A – Yes, I have my mother, who lives in Rio de Janeiro, two sisters, and other relatives. They are suffering because they were not used to the total closure of the economy. While we, who have already lived in Lebanon and European countries, were confronted with this confinement a long time ago.

Q – How do you see the course of the pandemic in Brazil?

A – There are two possible answers. The first is that the mass vaccination campaign is happening. The second is that those ‘lifesaving gestures’, such as wearing masks and adopting social distancing between people, were very efficient in other countries.
And now Brazil is imposing these rules more rigorously. I am hopeful that the national crisis, even if acute at this moment, should not take long to pass. Little by little, normality will return, but this may still take some months. This unpleasant time of confinement is necessary to curb the contagion of the disease.
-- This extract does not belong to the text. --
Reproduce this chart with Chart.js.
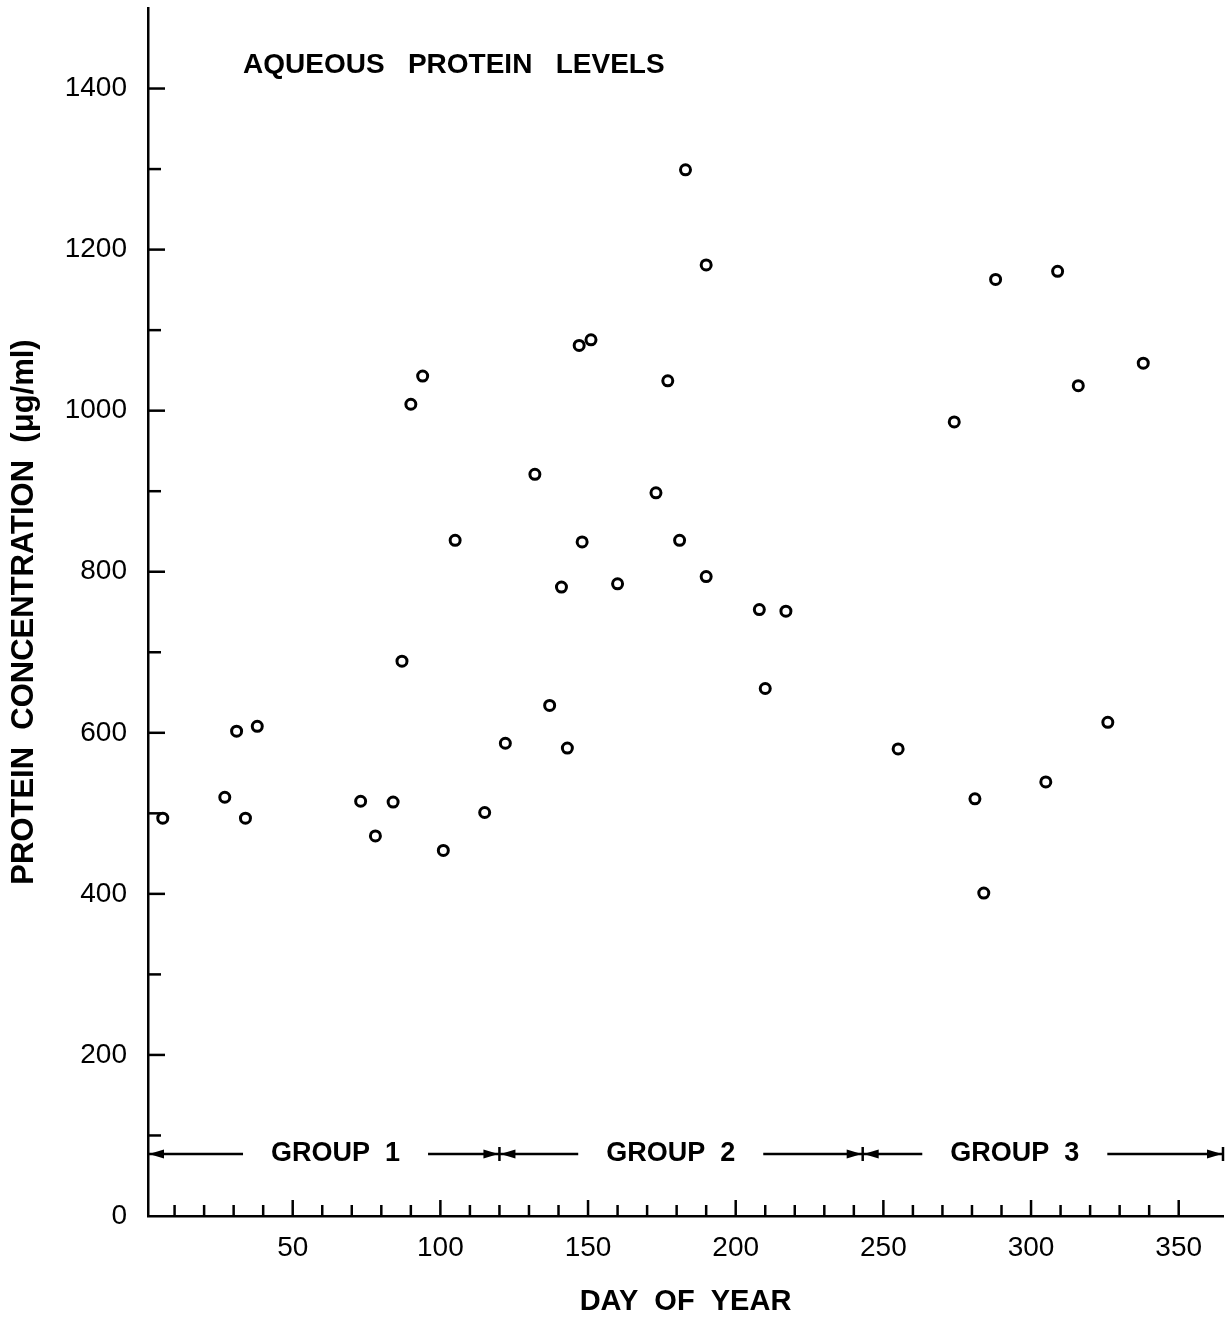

Q – How was the Brazilian government’s relationship during your imprisonment in Japan and the departure to Lebanon?

A – I didn’t have any official position from Brazil. We wanted some support from the government, but we got a neutral position. Yes, some sectors wanted, yes, to help, but others chose neutrality because of Brazil’s relationship with Japan.

In the end, I understand the Brazilian position because I was not heading a large company in the country. I didn’t go to Japan as the head of Petrobras, for example. If I were the president of a big Brazilian company and ended up in jail in Japan, I would expect some government help.

In my specific case, this task would fall to the French government because I went to Japan as president of Renault, loaded with French interests and with the mission to strengthen relations with the Alliance.

Q – Do you have plans to return to Brazil?

A – Yes, certainly. The day I manage to remove the Red Notice from Interpol, which the Japanese asked for, and I am really converting this, I will visit my mother, sisters, and relatives. I will go back to Brazil, because I have many friends there, after all, it is my country of birth. I have always kept very close contact with Brazil, which will certainly be one of my first trips.

Other side

Both Nissan and Renault are not commenting on the Carlos Ghosn case but informed that they are committed to investing in Brazil for the coming years. “We have no plans to leave. We have just launched a new product, manufactured in Resende,” says the Japanese automaker, which recently launched a new version of the Kicks, manufactured in the state of Rio de Janeiro.

Renault says it will launch “five new products by the first half of 2022, including the renewal of vehicles in the current range and a turbo engine, which will be imported. Also, two electric vehicles will be launched in the same period.” According to the company, there has been a recent investment of R$1.1 billion in the country, which “reaffirms the importance of the Brazilian market for the Renault Group.”

Both companies announced temporary plant closures because of the increase in Covid-19 cases in the country. Renault’s plant in São José dos Pinhais (PR) halted activities on March 29 and plans to return on April 5. Nissan stopped the plant in Resende (RJ) and gave collective vacations to its employees between March 26 and April 9.